Selon nous, le risque de perte de notre autonomie de branche est sérieux si nous n’avons pas une action énergique et innovante dans notre négociation. Nous devons négocier sur les salaires minima, sur les classifications, sur la protection sociale complémentaire, sur la mutualisation des fonds de formation, sur l’égalité professionnelle, sur la pénibilité notamment.
Il faut instituer des commissions mixtes paritaires permanentes de négociation et d’interprétation. Nous devons montrer un dynamisme particulier dans le rythme et la qualité des négociations, au risque de disparaître.
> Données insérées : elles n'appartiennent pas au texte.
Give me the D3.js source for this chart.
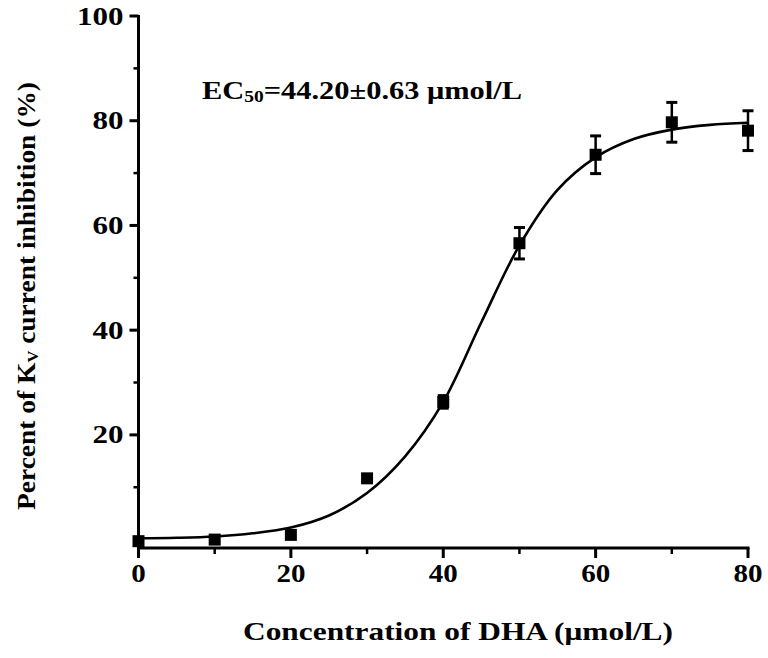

Il est essentiel que les entrepreneurs du secteur prennent conscience de cela… et du risque sérieux existant.
R : Les réflexions à mener sont nombreuses, et l’ampleur des travaux à conduire est considérable, mais laissent espérer pour les années qui viennent des avancées constructives et positives pour les métiers du funéraire… Que diriez-vous en guise de conclusion ?
MM : Formation professionnelle, ouverture au monde digital, toilettage de la convention collective, négociations avec les partenaires sociaux… Voici quelques-uns des chantiers ouverts, prioritaires, que la CPFM conduit, et ce, dans un calendrier voulu délibérément serré, car notre ambition est de fournir aux acteurs du milieu funéraire les bons outils pour affronter sereinement les défis du XXIe siècle.
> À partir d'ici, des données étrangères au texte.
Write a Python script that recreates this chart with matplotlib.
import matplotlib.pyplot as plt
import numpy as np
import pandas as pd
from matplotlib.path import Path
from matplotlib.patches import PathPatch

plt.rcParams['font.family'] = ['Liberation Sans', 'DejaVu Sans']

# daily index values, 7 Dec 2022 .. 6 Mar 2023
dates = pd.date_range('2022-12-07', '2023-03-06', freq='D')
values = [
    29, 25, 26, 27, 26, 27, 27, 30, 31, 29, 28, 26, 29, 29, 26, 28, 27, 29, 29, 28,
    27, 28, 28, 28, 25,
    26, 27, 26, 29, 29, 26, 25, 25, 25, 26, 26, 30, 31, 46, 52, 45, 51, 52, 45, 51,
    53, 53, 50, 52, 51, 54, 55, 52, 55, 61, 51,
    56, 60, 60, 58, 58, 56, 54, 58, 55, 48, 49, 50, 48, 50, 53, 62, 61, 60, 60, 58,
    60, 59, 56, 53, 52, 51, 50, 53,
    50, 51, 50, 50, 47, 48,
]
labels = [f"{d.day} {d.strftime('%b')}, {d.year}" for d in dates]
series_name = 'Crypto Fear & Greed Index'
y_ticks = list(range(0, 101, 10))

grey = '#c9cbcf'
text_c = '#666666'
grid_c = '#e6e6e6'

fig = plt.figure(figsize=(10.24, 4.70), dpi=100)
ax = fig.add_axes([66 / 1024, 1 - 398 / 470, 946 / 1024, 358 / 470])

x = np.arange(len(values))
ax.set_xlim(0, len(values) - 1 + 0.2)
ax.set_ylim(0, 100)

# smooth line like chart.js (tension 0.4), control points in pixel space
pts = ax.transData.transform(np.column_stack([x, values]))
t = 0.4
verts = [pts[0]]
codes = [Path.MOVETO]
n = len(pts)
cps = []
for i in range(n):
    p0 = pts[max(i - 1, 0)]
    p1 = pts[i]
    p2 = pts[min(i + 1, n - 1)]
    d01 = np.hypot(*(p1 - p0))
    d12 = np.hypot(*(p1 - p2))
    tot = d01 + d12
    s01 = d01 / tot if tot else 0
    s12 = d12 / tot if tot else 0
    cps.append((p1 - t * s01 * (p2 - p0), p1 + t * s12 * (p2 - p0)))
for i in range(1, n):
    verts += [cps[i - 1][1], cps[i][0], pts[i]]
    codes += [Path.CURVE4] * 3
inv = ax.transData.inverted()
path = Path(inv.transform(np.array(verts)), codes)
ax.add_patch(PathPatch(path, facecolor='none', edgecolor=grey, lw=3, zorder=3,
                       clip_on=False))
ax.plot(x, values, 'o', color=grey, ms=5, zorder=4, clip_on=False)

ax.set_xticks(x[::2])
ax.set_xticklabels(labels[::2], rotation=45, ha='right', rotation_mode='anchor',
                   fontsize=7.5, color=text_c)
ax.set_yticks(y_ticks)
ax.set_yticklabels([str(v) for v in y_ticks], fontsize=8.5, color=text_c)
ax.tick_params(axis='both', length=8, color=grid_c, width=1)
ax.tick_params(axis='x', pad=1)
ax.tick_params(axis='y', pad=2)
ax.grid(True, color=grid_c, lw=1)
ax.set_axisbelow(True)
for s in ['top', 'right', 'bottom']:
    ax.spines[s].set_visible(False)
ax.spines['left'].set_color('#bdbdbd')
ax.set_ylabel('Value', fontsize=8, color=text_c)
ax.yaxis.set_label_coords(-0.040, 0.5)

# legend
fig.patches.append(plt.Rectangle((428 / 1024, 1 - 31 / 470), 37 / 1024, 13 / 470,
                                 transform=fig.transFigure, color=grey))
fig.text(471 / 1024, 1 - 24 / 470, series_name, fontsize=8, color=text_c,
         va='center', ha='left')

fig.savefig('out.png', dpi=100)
Pour mémoire, nous travaillons au sein d’un comité directeur qui se réunit tous les mois, d’un conseil d’administration qui se retrouve plusieurs fois dans l’année, que différents membres du CA participent à des réunions professionnelles (CNOF, commissions diverses thématiques ou en collaboration avec d’autres organisations professionnelles, etc.).
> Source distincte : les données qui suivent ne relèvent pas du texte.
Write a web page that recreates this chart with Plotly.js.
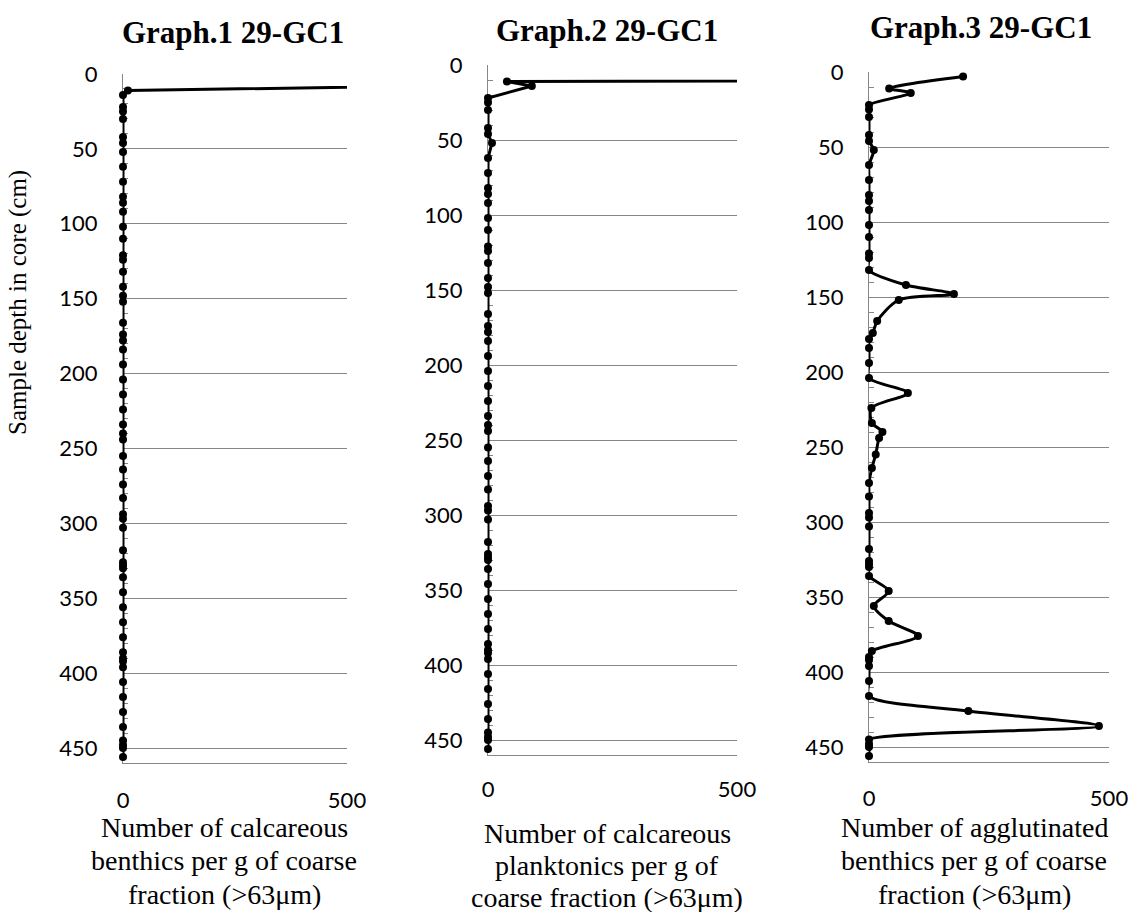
<!DOCTYPE html>
<html><head><meta charset="utf-8">
<script src="https://cdn.plot.ly/plotly-3.0.1.min.js"></script>
<style>html,body{margin:0;padding:0;background:#fff}#chart{width:1133px;height:912px}</style>
</head><body><div id="chart"></div>
<script>
// Sample depths (cm) shared by all three graphs
const depth = [3,11,14,22,25,30,42,46,52,62,
  72,82,86,92,102,110,121,124,132,142,
  148,152,166,174,178,184,194,204,214,224,
  234,240,244,255,264,274,283,294,297,303,
  318,326,328,330,336,346,356,366,376,386,
  390,392,396,406,416,426,436,445,448,450,
  456];
// Graph.1: calcareous benthics per g coarse fraction
const calcBenthics = [1850,11,0,0,0,0,0,0,0,0,
  0,0,0,0,0,0,0,0,0,0,
  0,0,0,0,0,0,0,0,0,0,
  0,0,0,0,0,0,0,0,0,0,
  0,0,0,0,0,0,0,0,0,0,
  0,0,0,0,0,0,0,0,0,0,
  0];
// Graph.2: calcareous planktonics per g coarse fraction
const calcPlanktonics = [10000,38,88,0,0,0,0,0,8,0,
  0,0,0,0,0,0,0,0,0,0,
  0,0,0,0,0,0,0,0,0,0,
  0,0,0,0,0,0,0,0,0,0,
  0,0,0,0,0,0,0,0,0,0,
  0,0,0,0,0,0,0,0,0,0,
  0];
// Graph.3: agglutinated benthics per g coarse fraction
const agglBenthics = [196,42,87,0,0,0,0,0,10,0,
  0,0,0,0,0,0,0,0,0,77,
  177,62,17,8,0,0,0,0,81,5,
  6,28,21,14,6,0,0,0,0,0,
  0,0,0,0,0,41,10,41,102,6,
  0,0,0,0,0,207,479,0,0,0,
  0];
const xTickVals = [0, 500];
const titles = ['Graph.1 29-GC1', 'Graph.2 29-GC1', 'Graph.3 29-GC1'];
const xTitles = [
  ['Number of calcareous', 'benthics per g of coarse', 'fraction (>63\u03bcm)'],
  ['Number of calcareous', 'planktonics per g of', 'coarse fraction (>63\u03bcm)'],
  ['Number of agglutinated', 'benthics per g of coarse', 'fraction (>63\u03bcm)']
];
const yTitle = 'Sample depth in core (cm)';

const W = 1133, H = 912;
const XMAX = 500;
const px = x => x / W;
const py = y => 1 - y / H;
const grey = '#878787';
const tickFont = {family: 'Lato, sans-serif', size: 22, color: '#000'};
const serif = "'Liberation Serif', 'Times New Roman', serif";

function yax(top, bottom, anchor) {
  return {domain: [py(bottom), py(top)], range: [460, 0], anchor: anchor,
    tick0: 0, dtick: 50, showgrid: true, gridcolor: grey, gridwidth: 1,
    zeroline: false, showline: true, linecolor: grey, linewidth: 1,
    ticks: 'inside', ticklen: 5, tickcolor: grey, tickfont: tickFont,
    ticklabelstandoff: 20, layer: 'below traces',
    minor: {dtick: 10, tick0: 0, ticks: 'inside', ticklen: 5, tickcolor: grey, showgrid: false},
    fixedrange: true};
}
function xax(l, r, anchor, standoff) {
  return {domain: [px(l), px(r)], range: [0, XMAX], anchor: anchor,
    tickvals: xTickVals, ticktext: xTickVals.map(String), showgrid: false, zeroline: false,
    showline: true, linecolor: grey, linewidth: 1, ticks: 'inside', ticklen: 6,
    tickcolor: grey, tickfont: tickFont, ticklabelstandoff: standoff,
    layer: 'below traces', fixedrange: true};
}
const lineStyle = {color: '#000', width: 3};
// hide markers of points lying beyond the visible x range (their line is clipped)
const markerFor = vals => ({color: '#000', opacity: 1, size: vals.map(v => v > XMAX ? 0 : 8),
  line: {width: 0}});
const traces = [
  {x: calcBenthics, y: depth, xaxis: 'x', yaxis: 'y', mode: 'lines+markers',
   line: lineStyle, marker: markerFor(calcBenthics), cliponaxis: false},
  {x: calcPlanktonics, y: depth, xaxis: 'x2', yaxis: 'y2', mode: 'lines+markers',
   line: lineStyle, marker: markerFor(calcPlanktonics), cliponaxis: false},
  {x: agglBenthics, y: depth, xaxis: 'x3', yaxis: 'y3', mode: 'lines+markers',
   line: Object.assign({shape: 'spline', smoothing: 0.8}, lineStyle),
   marker: markerFor(agglBenthics), cliponaxis: false}
];

const annotations = [];
const titlePos = [[233, 32], [607, 30], [981, 28]];
titles.forEach((t, i) => annotations.push({text: '<b>' + t + '</b>', xref: 'paper', yref: 'paper',
  x: px(titlePos[i][0]), y: py(titlePos[i][1]), xanchor: 'center', yanchor: 'middle',
  showarrow: false, font: {family: serif, size: 31, color: '#000'}}));
const xtPos = [[224, [827, 860, 894]], [607, [833, 865, 897]], [974, [827, 860, 894]]];
xTitles.forEach((lines, i) => lines.forEach((ln, j) => annotations.push({text: ln,
  xref: 'paper', yref: 'paper', x: px(xtPos[i][0]), y: py(xtPos[i][1][j]),
  xanchor: 'center', yanchor: 'middle', showarrow: false,
  font: {family: serif, size: 28, color: '#000'}})));
annotations.push({text: yTitle, xref: 'paper', yref: 'paper', x: px(18), y: py(303),
  xanchor: 'center', yanchor: 'middle', textangle: -90, showarrow: false,
  font: {family: serif, size: 25, color: '#000'}});

const layout = {
  width: W, height: H, margin: {l: 0, r: 0, t: 0, b: 0},
  paper_bgcolor: '#fff', plot_bgcolor: '#fff', showlegend: false,
  xaxis: xax(123, 347, 'y', 18), yaxis: yax(74, 763, 'x'),
  xaxis2: xax(488, 737, 'y2', 15), yaxis2: yax(65, 755, 'x2'),
  xaxis3: xax(869, 1109, 'y3', 17), yaxis3: yax(72, 762, 'x3'),
  annotations: annotations
};
Plotly.newPlot('chart', traces, layout, {displayModeBar: false, staticPlot: true});
</script></body></html>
C’est une direction collégiale où toutes les sensibilités et tous les modes de fonctionnement sont représentés, c’est là, véritablement, la vocation de la CPFM. Et sa dynamique est nourrie par l’ensemble des réflexions et des travaux réalisés conjointement par son CA, son comité directeur et ses permanents. Toutes les opinions étant représentées et s’exprimant, cela permet une parfaite connaissance des évolutions de notre secteur d’activité et, par conséquent, une vision de l’avenir éclairante pour l’ensemble de nos adhérents.